A SCOTTISH father of three was reduced to tears as he met a woman whose life he saved with a bone marrow donation.
Donors and recipients of bone marrow are usually not told one another’s names, but Lisa Whaymand was desperate to meet the person who saved her from cancer and allowed her to continue looking after her own three children.
Her emotional meeting with Neil Munro, 46, is to feature in a new series called The Gift, to be screened on BBC One next month. In one scene, Ms Whaymand’s teenage son Jack thanked her donor for “saving my mum”.
Mr Munro, an oil industry engineer from Fyvie, Aberdeenshire, said he was “delighted” to learn the recipient of his donation had survived her ordeal.
He told The Scotsman: “I could have asked in the first two years after the donation how the person was doing, but I thought it was better not to know. I didn’t want to learn that it possibly hadn’t worked, so continued to believe it went well.
“When she decided to get in touch, I was delighted.”
The first contact was a Christmas card. Although anonymous, it was “signed” with a smiley face. It read: “I am now home and on the long road to recovery with my young family and loved ones.
“At one point this year, I didn’t think I would make Christmas. With your donation, I hope and will fight to be around for many more Christmases!!’’
Four years later, the two families are close friends.
Mr Munro, who lives with his wife Louise, 46, and their three children, Tara, 14, Connor, 13, and 11-year-old Kirsten, joined the bone marrow register in 2000, encouraged to do so by a work colleague who was fundraising for the Anthony Nolan Trust.

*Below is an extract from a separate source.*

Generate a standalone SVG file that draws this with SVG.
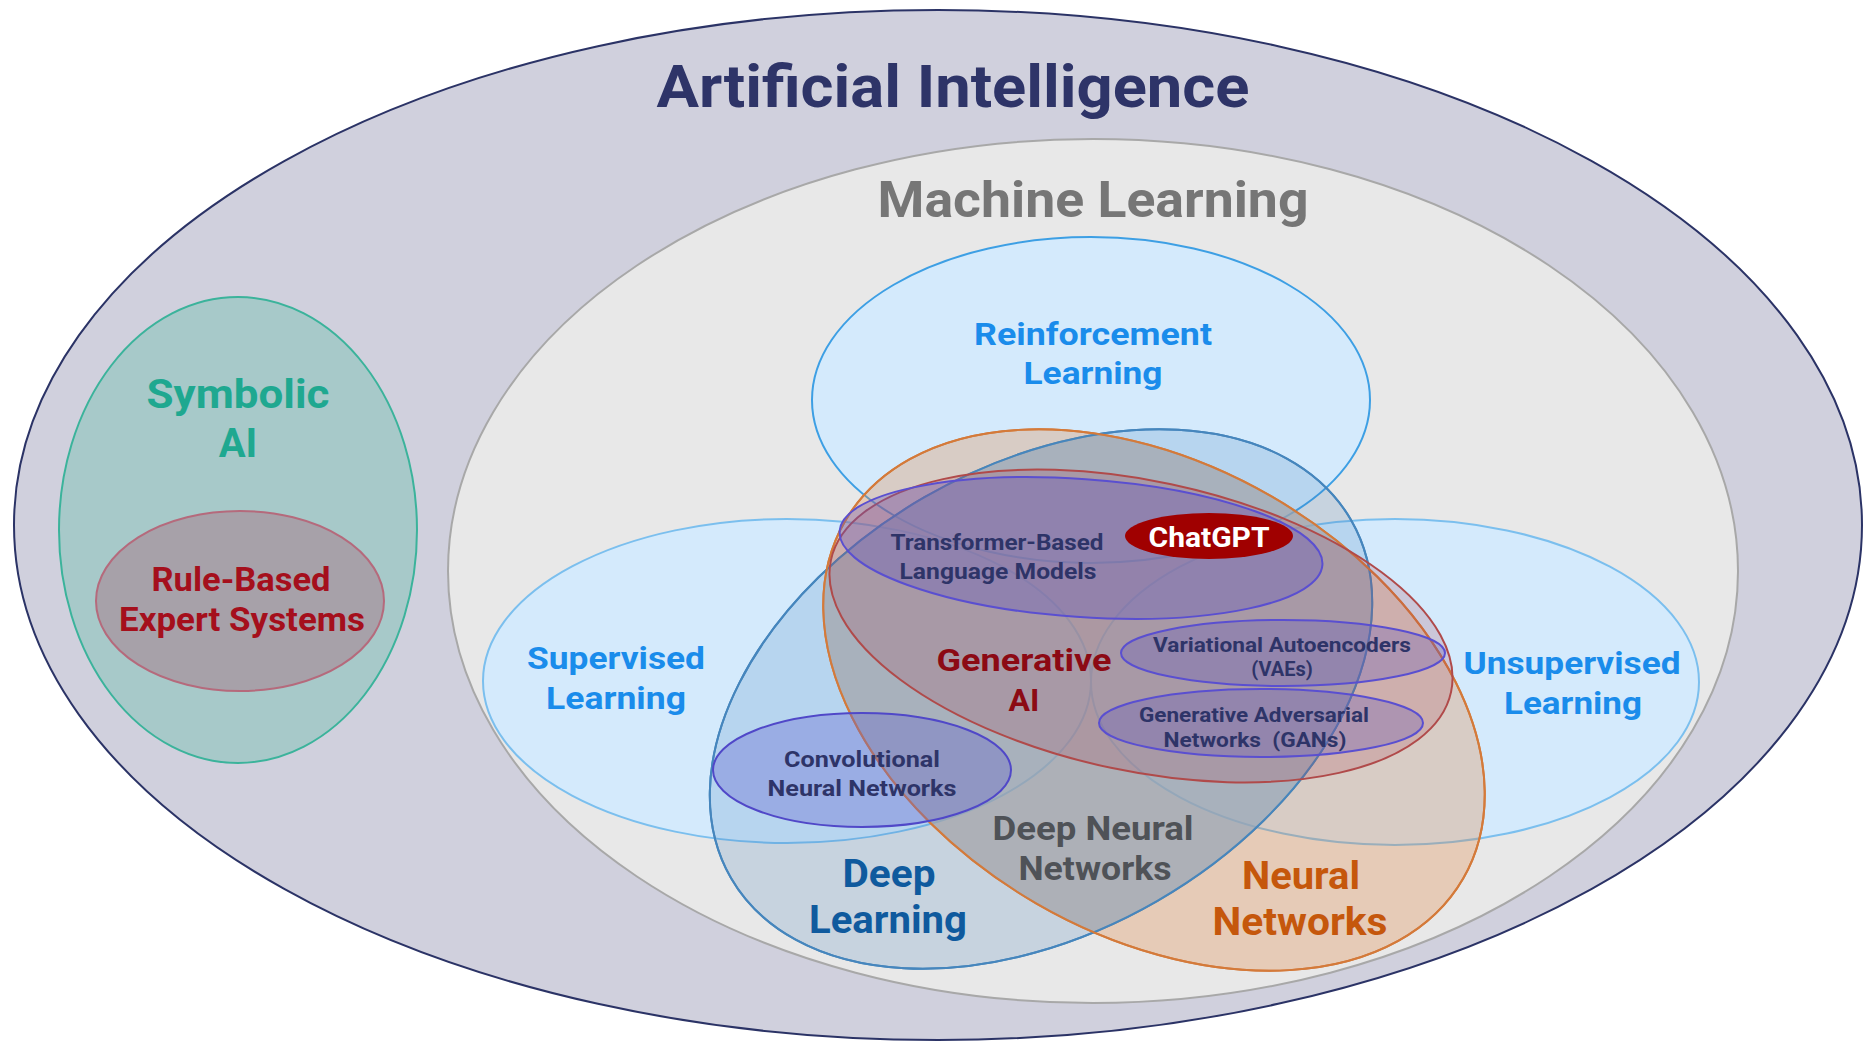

He said: “I had given blood for years and always carried a donor card, so I thought this was just a natural onward step.
“Over the years, I was asked to give further blood samples in case there was a possibility of a match, but nothing came of it.”
In 2010, it was confirmed he was a good fit for someone.
He said: “The procedure in my case was not the traditional method of a needle in the spine, but by a process called peripheral blood stem cell collection, or PBSCC, a kind of blood transfusion which encourages stem cells from the bone marrow into the blood stream.
“To prepare my body, a nurse visited me four days in a row to administer four injections each day in my stomach, just before I travelled down to London.”
On the day, he lay for about six hours on a hospital bed, watching as the machine he was attached to took the blood out of one arm, extracted what it needed, and then pumped it back in.
Ms Whaymand, from Reading in Berkshire, received the donation the same day.
In 2013, Mr Munro got a call from the Anthony Nolan Trust asking if he would be interested in meeting his recipient. He later discovered Ms Whaymand had three children, like himself. Last January, a meeting was set up, and Mr Munro and Ms Whaymand were filmed at his home by a documentary crew.
“I don’t normally show my emotions, but I was really choked,” Mr Munro said.
Ms Whaymand said she was determined to meet her donor and thank him face to face for allowing her to continue being a mother to her children.